Why Same-sex Marriage Is Needed and Appropriate



One Case for Gay Marriage (from the opposition)

Ironically, the case for gay marriage is made best by one of its harshest opponents, the founder of the National Organization for Marriage, Maggie Gallagher.
It is from a book entitled, The Case for MarriageWhy Married People Are Happier, Healthier, and Better Off Financially. It is co-written by Linda Waite and Maggie Gallagher. They sum up the case for marriage in this way:
New marriage partners together create a shared sense of social reality and meaning—their own little separate world, populated by only the two of them. This shared sense of meaning can be an important foundation for emotional health.
Ordinary, good-enough marriages provide the partners with a sense that what they do matters, that someone cares for, esteems, needs, loves, and values them as a person.
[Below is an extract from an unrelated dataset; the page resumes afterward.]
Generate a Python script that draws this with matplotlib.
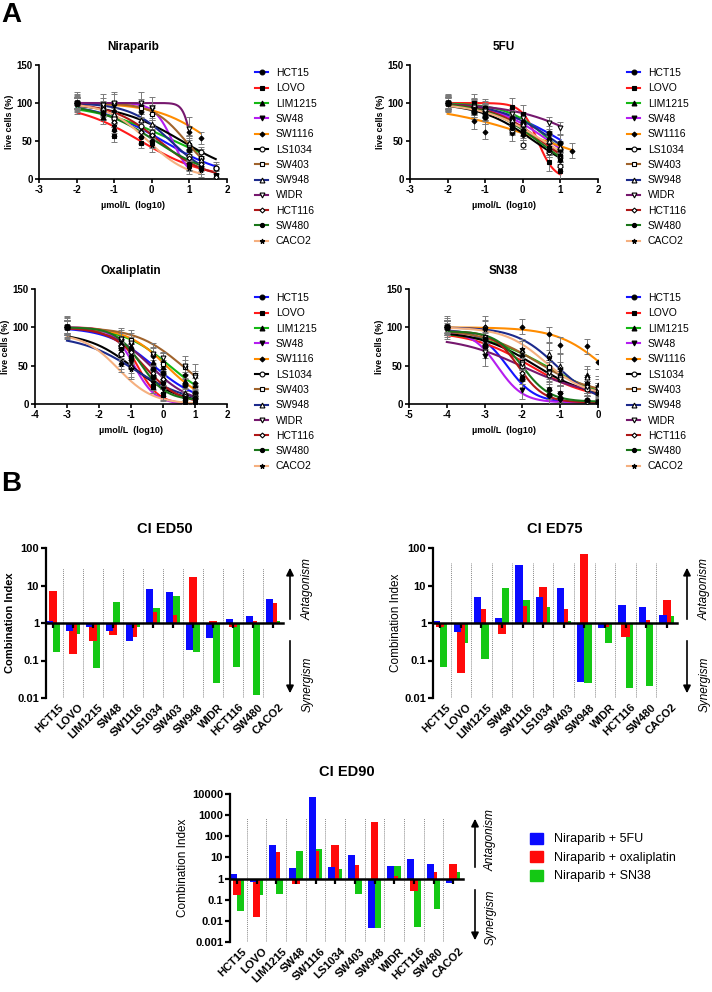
import numpy as np
import matplotlib
matplotlib.use('Agg')
import matplotlib.pyplot as plt
from matplotlib.lines import Line2D
from matplotlib.patches import Patch, FancyArrowPatch
from matplotlib.transforms import offset_copy

plt.rcParams['font.family'] = ['Liberation Sans', 'DejaVu Sans']

W, H = 712, 992
nan = np.nan

# ---------------- panel A data ----------------
cell_lines = ['HCT15', 'LOVO', 'LIM1215', 'SW48', 'SW1116', 'LS1034',
              'SW403', 'SW948', 'WIDR', 'HCT116', 'SW480', 'CACO2']
line_colors = ['#1414ff', '#ff1a1a', '#14b814', '#b41ef0', '#ff8c00', '#000000',
               '#a0632c', '#1c2a8c', '#76186e', '#b01818', '#1a761a', '#f5b080']
markers = ['o', 's', '^', 'v', 'D', 'o', 's', '^', 'v', 'D', 'o', '*']
filled = [True, True, True, True, True, False, False, False, False, False, True, True]
msizes = [3.5, 3.5, 3.5, 3.5, 2.5, 3.5, 3.5, 3.5, 3.5, 2.5, 3.0, 3.5]

# log10 doses and mean % live cells (one row per cell line)
nira_doses = [-2, -1.3, -1, -0.3, 0, 1, 1.3, 1.7]
nira_values = [
    [100, nan, 82, nan, 58, 38, 28, 14],
    [100, nan, 56, 48, 48, 18, 14, 5],
    [100, 82, 78, 65, 60, 48, 20, nan],
    [100, 97, 96, 95, 92, 18, nan, nan],
    [100, 92, 90, 88, 85, 62, 54, nan],
    [100, 90, 80, 70, 62, 30, 36, 14],
    [100, 95, 100, 93, 85, 45, 28, nan],
    [100, 93, 85, 78, 72, 48, 25, nan],
    [100, 97, 100, 100, 93, 66, nan, nan],
    [100, 85, 75, 62, 58, 28, 20, 3],
    [100, 85, 65, 55, 50, 20, 15, nan],
    [100, 88, 70, 55, 45, 15, 12, nan],
]
# fitted curves: (top, bottom, logIC50, hill)
nira_fit = [(100, 0, 0.3, 0.5), (100, 0, -0.3, 0.5), (100, 0, 0.6, 0.4),
            (100, 0, 0.55, 1.8), (100, 0, 1.6, 0.6), (100, 0, 0.8, 0.5),
            (100, 0, 0.9, 1.0), (100, 0, 0.5, 0.8), (100, 0, 1.05, 4.0),
            (100, 0, 0.2, 0.7), (100, 0, 0.1, 0.55), (100, 0, -0.1, 0.8)]
nira_sd = [8, 7, 10, 6, 8, 6, 12, 8, 15, 7, 8, 9]

fu_doses = [-2, -1.3, -1, -0.3, 0, 0.7, 1, 1.3]
fu_values = [
    [100, 95, 93, 80, 75, 60, 48, nan],
    [100, 100, 93, 95, 86, 22, 11, nan],
    [100, 97, 92, 82, 75, 55, 40, nan],
    [100, 93, 90, 75, 70, 50, 38, nan],
    [100, 76, 62, 60, 58, 48, 40, 37],
    [100, 88, 82, 65, 45, 35, 17, nan],
    [100, 98, 88, 70, 62, 40, 30, nan],
    [100, 97, 92, 78, 72, 50, 42, nan],
    [100, 95, 90, 85, 80, 74, 67, nan],
    [100, 90, 85, 70, 65, 40, 28, nan],
    [100, 88, 82, 67, 60, 38, 25, nan],
    [100, 92, 86, 72, 65, 42, 32, nan],
]
fu_fit = [(100, 0, 1.05, 0.5), (100, 0, 0.4, 2.0), (100, 0, 0.75, 0.75),
          (100, 0, 0.7, 0.6), (100, 0, 0.6, 0.3), (100, 0, 0.3, 0.6),
          (100, 0, 0.5, 0.6), (100, 0, 0.85, 0.6), (100, 0, 1.8, 0.45),
          (100, 0, 0.5, 0.65), (100, 0, 0.4, 0.65), (100, 0, 0.55, 0.55)]
fu_sd = [10, 12, 8, 9, 10, 6, 8, 7, 8, 8, 9, 8]

oxa_doses = [-3, -1.3, -1, -0.3, 0, 0.7, 1]
oxa_values = [
    [100, 75, 70, 45, 40, 25, 15],
    [100, 65, 60, 22, 12, 3, 3],
    [100, 80, 75, 55, 48, 30, 25],
    [100, 70, 55, 28, 20, 5, 4],
    [100, 85, 80, 62, 55, 38, 28],
    [100, 65, 48, 35, 30, 12, 10],
    [100, 85, 83, 65, 52, 48, 38],
    [100, 55, 50, 40, 35, 15, 10],
    [100, 85, 80, 65, 60, 50, 35],
    [100, 75, 68, 40, 33, 10, 8],
    [100, 72, 62, 35, 28, 8, 8],
    [100, 52, 45, 25, 15, 5, 5],
]
oxa_fit = [(100, 0, -0.3, 0.6), (100, 0, -0.8, 1.3), (100, 0, 0.2, 0.6),
           (100, 0, -0.9, 1.3), (100, 0, 0.1, 0.7), (93, 0, -0.9, 0.6),
           (100, 0, 0.6, 0.6), (90, 0, -0.9, 0.5), (100, 0, -0.4, 0.7),
           (100, 0, -0.6, 0.8), (100, 5, -0.7, 1.1), (92, 0, -1.4, 0.8)]
oxa_sd = [8, 8, 9, 10, 12, 15, 14, 10, 8, 10, 9, 10]

sn_doses = [-4, -3, -2, -1.3, -1, -0.3, 0]
sn_values = [
    [100, 75, 32, 12, 8, 5, 3],
    [100, 75, 55, 45, 33, 20, 15],
    [100, 80, 65, 50, 40, 38, 25],
    [100, 62, 18, 10, 5, 3, 2],
    [100, 100, 101, 91, 77, 75, 55],
    [100, 85, 50, 38, 33, 20, 15],
    [100, 88, 55, 48, 35, 25, 18],
    [100, 100, 70, 65, 50, 35, 22],
    [100, 68, 52, 40, 32, 22, 20],
    [100, 88, 40, 18, 15, 3, 2],
    [100, 85, 35, 20, 15, 5, 3],
    [100, 98, 72, 60, 45, 28, 15],
]
sn_fit = [(97, 2, -2.4, 1.2), (95, 5, -1.8, 0.55), (95, 0, -1.3, 0.5),
          (95, 2, -2.65, 1.3), (100, 0, 0.15, 0.7), (95, 8, -1.7, 0.6),
          (97, 12, -1.6, 0.6), (100, 0, -1.1, 0.8), (88, 10, -2.0, 0.5),
          (95, 2, -2.1, 1.3), (95, 3, -2.0, 1.2), (100, 10, -1.4, 0.8)]
sn_sd = [6, 10, 8, 12, 10, 8, 10, 15, 8, 8, 9, 10]

# ---------------- panel B data ----------------
combos = ['Niraparib + 5FU', 'Niraparib + oxaliplatin', 'Niraparib + SN38']
combo_colors = ['#0a0aff', '#ff0a0a', '#14c814']

ed50_5fu = [1.15, 0.6, 0.77, 0.6, 0.34, 8.0, 6.8, 0.19, 0.39, 1.28, 1.5, 4.3]
ed50_oxa = [7.2, 0.15, 0.33, 0.47, 0.43, 2.0, 1.6, 16.5, 1.1, 0.8, 1.15, 3.4]
ed50_sn38 = [0.17, 0.52, 0.065, 3.6, 0.76, 2.5, 5.3, 0.17, 0.025, 0.066, 0.012, 1.15]

ed75_5fu = [1.15, 0.56, 4.8, 1.35, 36, 4.9, 8.7, 0.026, 0.73, 3.0, 2.6, 1.6]
ed75_oxa = [0.8, 0.046, 2.3, 0.52, 2.9, 9.0, 2.4, 70, 0.8, 0.42, 1.2, 4.1]
ed75_sn38 = [0.068, 0.29, 0.11, 8.6, 4.2, 2.7, 1.1, 0.025, 0.3, 0.018, 0.021, 1.5]

ed90_5fu = [1.6, 0.72, 40, 3.0, 7500, 3.4, 13, 0.0044, 4.0, 8.5, 4.8, 0.65]
ed90_oxa = [0.16, 0.016, 18, 0.57, 20, 40, 4.5, 500, 1.3, 0.25, 2.1, 4.8]
ed90_sn38 = [0.028, 0.17, 0.19, 20, 25, 2.8, 0.19, 0.0044, 3.8, 0.005, 0.038, 2.1]

fig = plt.figure(figsize=(W / 100, H / 100), dpi=100)


def fx(x):
    return x / W


def fy(y):
    return 1 - y / H


def axes_px(left, top, right, bottom):
    return fig.add_axes([fx(left), fy(bottom), (right - left) / W, (bottom - top) / H])


def dose_panel(box, title, doses, values, fits, sd, xlim, legend_at):
    ax = axes_px(*box)
    doses = np.array(doses, float)
    for i in range(len(cell_lines)):
        vals = np.array(values[i], float)
        ok = ~np.isnan(vals)
        xs = np.linspace(doses[ok].min(), doses[ok].max(), 200)
        top, bottom, logec, hill = fits[i]
        curve = bottom + (top - bottom) / (1 + 10 ** ((xs - logec) * hill))
        ax.plot(xs, curve, color=line_colors[i], lw=1.5, zorder=2)
        ax.errorbar(doses[ok], vals[ok], yerr=sd[i], fmt='none', ecolor='#7a7a7a',
                    elinewidth=0.7, capsize=2, capthick=0.7, zorder=3)
        ax.plot(doses[ok], vals[ok], ls='none', marker=markers[i], ms=msizes[i],
                mfc='black' if filled[i] else 'white', mec='black', mew=0.8, zorder=4)
    ax.set_xlim(*xlim)
    ax.set_ylim(0, 150)
    ax.set_xticks(range(xlim[0], xlim[1] + 1))
    ax.set_yticks([0, 50, 100, 150])
    ax.set_xticklabels([str(t) for t in range(xlim[0], xlim[1] + 1)], fontsize=7, fontweight='bold')
    ax.set_yticklabels(['0', '50', '100', '150'], fontsize=7, fontweight='bold')
    for s in ['top', 'right']:
        ax.spines[s].set_visible(False)
    for s in ['left', 'bottom']:
        ax.spines[s].set_linewidth(1.2)
    ax.tick_params(width=1.2, length=3, pad=1.5)
    ax.set_title(title, fontsize=8.5, fontweight='bold', pad=11)
    ax.set_ylabel('live cells (%)', fontsize=6.5, fontweight='bold', labelpad=2)
    ax.set_xlabel('\u00b5mol/L  (log10)', fontsize=6.5, fontweight='bold', labelpad=4)
    handles = [Line2D([], [], color=line_colors[i], lw=1.5, marker=markers[i], ms=msizes[i],
                      mfc='black' if filled[i] else 'white', mec='black', mew=0.8)
               for i in range(len(cell_lines))]
    fig.legend(handles, cell_lines, loc='upper left', bbox_to_anchor=(fx(legend_at[0]), fy(legend_at[1])),
               frameon=False, fontsize=7.5, handlelength=1.25, handletextpad=0.75,
               labelspacing=0.51, borderpad=0, borderaxespad=0)
    return ax


def ci_panel(box, title, v5, vo, vs, ylim, yticks, ytlabels, bold_ylabel, sep_top, title_pad):
    ax = axes_px(*box)
    ax.set_yscale('log')
    x = np.arange(len(cell_lines))
    ax.bar(x + 0.175, np.array(vs) - 1, bottom=1, width=0.35, color=combo_colors[2], lw=0, zorder=1.2)
    ax.bar(x, np.array(vo) - 1, bottom=1, width=0.4, color=combo_colors[1], lw=0, zorder=1.4)
    ax.bar(x - 0.175, np.array(v5) - 1, bottom=1, width=0.35, color=combo_colors[0], lw=0, zorder=1.6)
    for i in range(len(cell_lines)):
        ax.axvline(i + 0.5, ymin=0, ymax=sep_top, color='#8a8a8a', ls=(0, (1, 1)), lw=0.7, zorder=1)
    ax.set_axisbelow(False)
    ax.set_xlim(-0.35, 11.5)
    ax.set_ylim(*ylim)
    ax.set_yticks(yticks)
    ax.set_yticklabels(ytlabels, fontsize=8, fontweight='bold')
    ax.minorticks_off()
    ax.spines['top'].set_visible(False)
    ax.spines['right'].set_visible(False)
    ax.spines['left'].set_linewidth(1.6)
    ax.spines['bottom'].set_position(('data', 1))
    ax.spines['bottom'].set_linewidth(1.8)
    ax.set_xticks(x)
    ax.tick_params(axis='x', labelbottom=False, length=3.5, width=1.6, direction='out')
    ax.tick_params(axis='y', length=3.5, width=1.6, pad=1.5)
    tr = offset_copy(ax.get_xaxis_transform(), fig=fig, x=0, y=-3, units='points')
    for i, name in enumerate(cell_lines):
        ax.text(i + 0.25, 0, name, transform=tr, rotation=45, ha='right', va='top',
                rotation_mode='anchor', fontsize=8, fontweight='bold')
    ax.set_title(title, fontsize=10.5, fontweight='bold', pad=title_pad)
    ax.set_ylabel('Combination Index', fontsize=8.5 if not bold_ylabel else 8,
                  fontweight='bold' if bold_ylabel else 'normal', labelpad=2)
    return ax


def arrows(x, up0, up1, dn0, dn1, tx, ant_y, syn_y):
    for a, b in [(up0, up1), (dn0, dn1)]:
        fig.add_artist(FancyArrowPatch((fx(x), fy(a)), (fx(x), fy(b)), transform=fig.transFigure,
                                       arrowstyle='-|>', mutation_scale=11, lw=1.2, color='black'))
    fig.text(fx(tx), fy(ant_y), 'Antagonism', rotation=90, style='italic', fontsize=8.5,
             ha='center', va='center')
    fig.text(fx(tx), fy(syn_y), 'Synergism', rotation=90, style='italic', fontsize=8.5,
             ha='center', va='center')


# panel A
fig.text(fx(1), fy(2), 'A', fontsize=20, fontweight='bold', va='top', ha='left')
dose_panel((39, 65, 227, 179), 'Niraparib', nira_doses, nira_values, nira_fit, nira_sd, (-3, 2), (255, 68))
dose_panel((410, 65, 598, 179), '5FU', fu_doses, fu_values, fu_fit, fu_sd, (-3, 2), (627, 68))
dose_panel((35, 289, 227, 404), 'Oxaliplatin', oxa_doses, oxa_values, oxa_fit, oxa_sd, (-4, 2), (255, 293))
dose_panel((409, 289, 598, 404), 'SN38', sn_doses, sn_values, sn_fit, sn_sd, (-5, 0), (627, 293))

# panel B
fig.text(fx(1), fy(471), 'B', fontsize=20, fontweight='bold', va='top', ha='left')
dec4 = [0.01, 0.1, 1, 10, 100]
dec4_lbl = ['0.01', '0.1', '1', '10', '100']
ci_panel((46, 548, 283, 698), 'CI ED50', ed50_5fu, ed50_oxa, ed50_sn38, (0.01, 100),
         dec4, dec4_lbl, True, 0.87, 11)
ci_panel((433, 548, 677, 698), 'CI ED75', ed75_5fu, ed75_oxa, ed75_sn38, (0.01, 100),
         dec4, dec4_lbl, False, 0.9, 11)
dec7 = [0.001, 0.01, 0.1, 1, 10, 100, 1000, 10000]
dec7_lbl = ['0.001', '0.01', '0.1', '1', '10', '100', '1000', '10000']
ci_panel((230, 794, 463, 942), 'CI ED90', ed90_5fu, ed90_oxa, ed90_sn38, (0.001, 10000),
         dec7, dec7_lbl, False, 0.84, 13)

arrows(290, 622, 565, 638, 696, 308, 589, 684)
arrows(687, 622, 565, 638, 696, 705, 589, 684)
arrows(475, 870, 816, 887, 943, 491, 840, 917)

fig.legend([Patch(color=c) for c in combo_colors], combos, loc='upper left',
           bbox_to_anchor=(fx(530), fy(832.5)), frameon=False, fontsize=9,
           handlelength=1.0, handleheight=1.0, handletextpad=0.9, labelspacing=0.45,
           borderpad=0, borderaxespad=0)

fig.savefig('out.png', dpi=100)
No matter what else happens in life, this knowledge makes problems easier to bear….
Marriage and family provide [a] sense of belonging . . . the sense of loving and being loved, of being absolutely essential to the life and happiness of others. Believing that one has a purpose in life and a reason for continued existence, (that life is worth the effort because one’s activities and challenges are worthy), come from having other people depending on you, caring about you. Married people have a starring role in the lives of their spouses; their shared universe would cease to exist if something happened to one of them. When the shared universe includes children, the sense of being essential, of having a purpose and a full life expands as well. Marriage improves emotional well-being in part by giving people a sense that their life has meaning and purpose….
As Professor Normal Glenn stated in a critique of textbooks, "Most social scientists who have studied the data believe that marriage itself accounts for a great deal of the difference in average well-being between married and unmarried persons. Indeed, loneliness is probably the negative feeling most likely to be alleviated simply by being married…."
The key [to well-being] seems to be the marriage bond itself: Having a partner who is committed for better or for worse, in sickness and in health, makes people happier and healthier. The knowledge that someone cares for you and that you have someone who depends on you helps give life meaning and provides a buffer against the inevitable troubles of life.
It astonishes me that anyone who has such a high regard for the multitudinous benefits that marriage brings to a relationship would want to keep such a wonderful way of life solely for oneself and those like oneself, for heterosexuals only.  There is every reason to believe that marriage would be good for non-heterosexuals for the same reasons it is good for heterosexuals.   After all, people are people.  Non-heterosexuals want to be married for the same reasons heterosexuals do.  If the Christian Right’s stereotypical view of non-heterosexuals is true —that they are lust driven, orgy seeking, diseased in mind and body, incapable of monogamy— why on earth would they be interested in marriage?  The fact is, they have every normal person’s desire for the state of matrimony and for all the right reasons.  Typically, all they want is the recognition that they are human beings.  Therefore, the withholding of marriage to them is the equivalent of withholding their humanity. 

2 comments:

Unknown said...

Thanks, Steve . . . I have been in a committed monogamous relationship for 12 years. It has truly been what NOM suggests (and much, much more!) The fact that I am in a relationship with a person of the same sex makes NO difference! - David Downing

Steve Kindle said...

David, it's a shame that when relationships such as yours are revealed as normal as any other, that some dismiss them out of hand. Not because they have any good reason, but because they don't want to face up to the reality that we are all the same. Thanks for being willing to live your life in the open; it's hard to deny what's staring you in the face.